Modern designs approach the same function differently. The spiritual purpose is identical, but the visual language is quieter. Cleaner lines, more restrained carving, wall-mounted formats that take up no floor space, and a palette that works alongside contemporary furniture rather than contrasting with it. For an apartment in a newer development with a modern interior, a contemporary marble mandir can feel more coherent than a traditional temple-style piece would.
There’s a middle ground too. Designs that retain traditional elements like carved columns, a defined inner sanctum for the deity, and appropriate architectural proportions, but express them in a way that’s less ornate and more adaptable to different interiors. These hybrid designs are increasingly popular in Delhi homes because they work across a wider range of spaces without looking out of place.
Deity Placement And The Layout Of The Worship Space
The layout of the mandir, how the interior space is organised and what it can accommodate, is as important as its external appearance.

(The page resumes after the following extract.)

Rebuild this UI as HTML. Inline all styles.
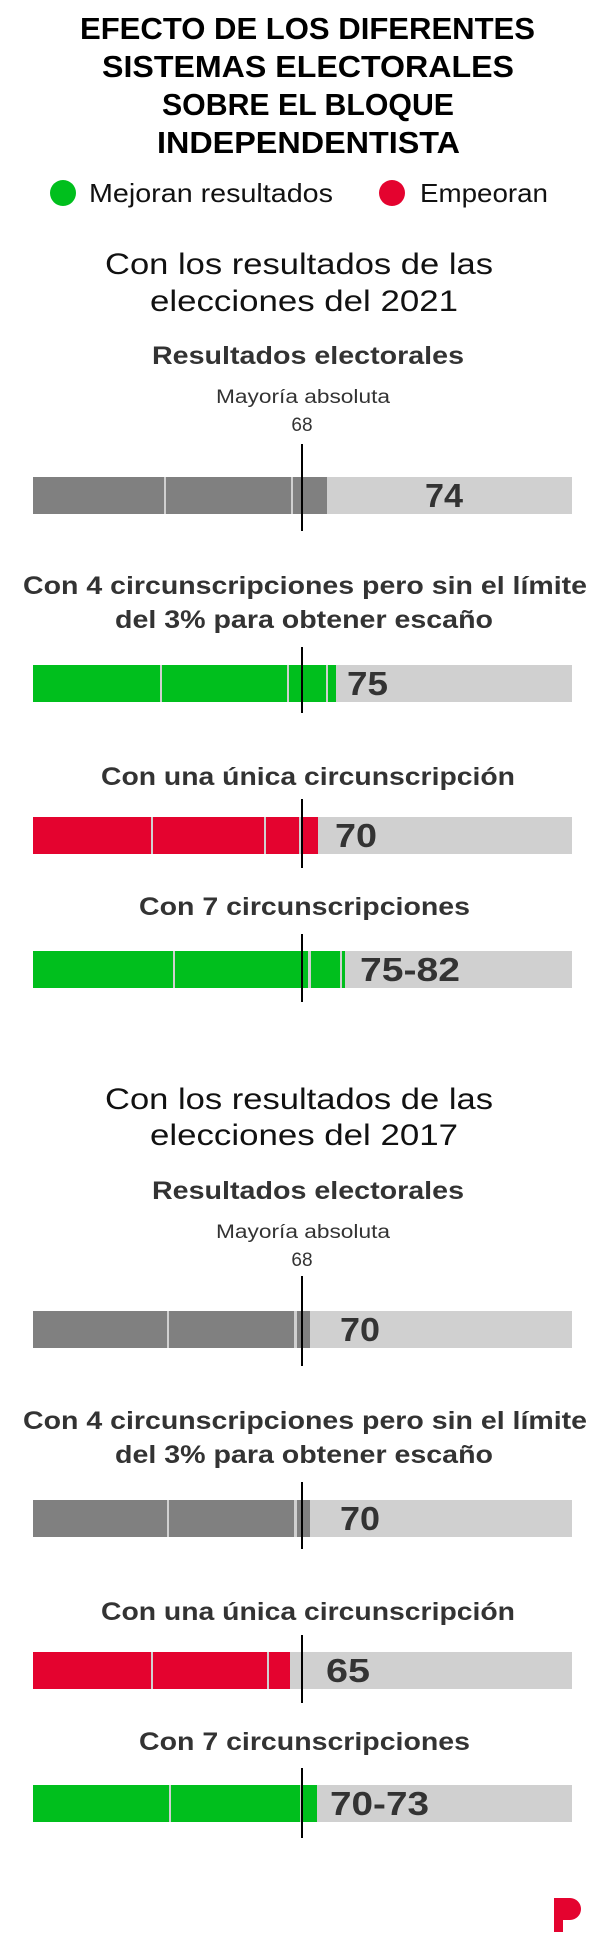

Think about which deities your family worships and how they’re typically arranged. Some families have a primary deity with secondary idols alongside. Others have photographs of family elders alongside the main deity. Some include multiple forms of the same deity across different occasions. The interior of the mandir needs to accommodate that arrangement comfortably, with each deity given appropriate placement and enough space around them for the worship items needed during daily use.
Storage within the mandir matters significantly in practice. Diyas, agarbatti, camphor, sindoor, flowers, and prayer items need somewhere to live that keeps them organised and accessible without cluttering the worship space. A well-designed mandir incorporates storage thoughtfully, with niches and compartments that serve real daily use rather than just looking decorative.
The Process From Design To Installation In Delhi
For a custom piece or a larger mandir requiring installation rather than simple placement, understanding the process helps manage expectations around timeline and coordination.
The design stage involves finalising dimensions, style, and internal layout based on your space and requirements. For a custom commission, this stage produces detailed drawings that you approve before any carving begins. For a readymade selection, this stage is about confirming that the chosen piece is the right fit for your space.
Production of a marble mandir takes time. The stone has to be worked carefully, the carving done in stages, and the finishing completed to a consistent standard. Rushing this process produces results that show the rush. A realistic timeline from confirmed order to installation in Delhi is something to discuss clearly at the outset rather than assume.
Installation of a large marble mandir in a Delhi apartment or house requires planning around access. Marble is heavy. Large pieces need to be brought in sections and assembled on site, which means the installation process itself is a coordinated effort that benefits from proper preparation of the space beforehand.